Hippasus, a famous student of Pythagoras is credited with discovering irrational numbers. He found that he could not write the square root of 2 as a definitive fraction with an end and so it was ‘irrational’.
For those of us who need a little bit of brush up on our school math, irrational numbers don’t have a definitive end nor fall into a pattern of repeating numbers… Like for example, some square roots like the square root of 2, Pi, Golden ratio, Euler’s number, the famous symbol ‘e’ which we see in scientific calculators…

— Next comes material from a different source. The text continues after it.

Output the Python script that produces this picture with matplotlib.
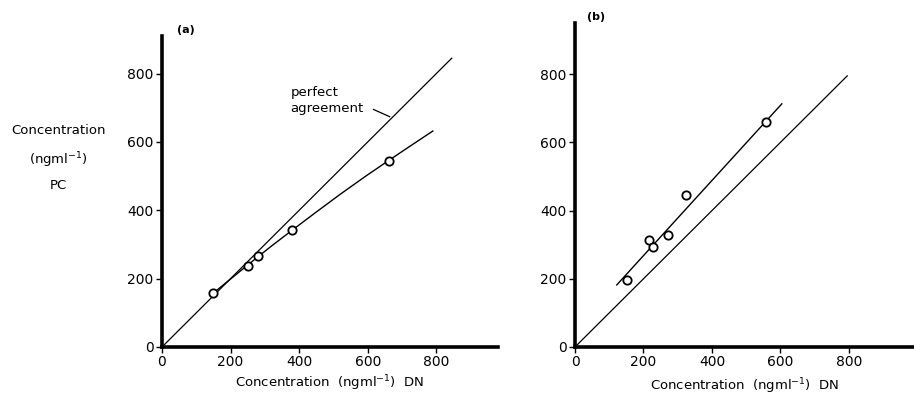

Numbers being numbers don’t have colours and we the colour lovers need colours in everything! So why not weave them with lovely colours and see how the irrational number of the square root of 2 weaves up. Can we find some colourful ‘patterns’ even from an irrational number by the way it plays up in arranging them in 2 blocks of warp & weft?
Time to experiment. We make a warp with 9 lovely colours with mercerized cotton 5/2, each to an inch width. Take the first 40 decimals of the square root of 2 which is 1.4142135623730950488016887242096980785696. Numbered the warp colours from 1-9 and weave the same colours as per the above sequence. For ‘zero’, we decided to use black yarn for weft for that block. Each block was woven for half an inch.
Wow, a beautiful colour block! Anybody seeing a pattern somewhere?!
Coming back to Hippasus’ story, many other followers of Pythagoras did not acknowledge the existence of s ‘irrational numbers’ so much so when Hippasus was drowned at sea, they said it was a punishment by God!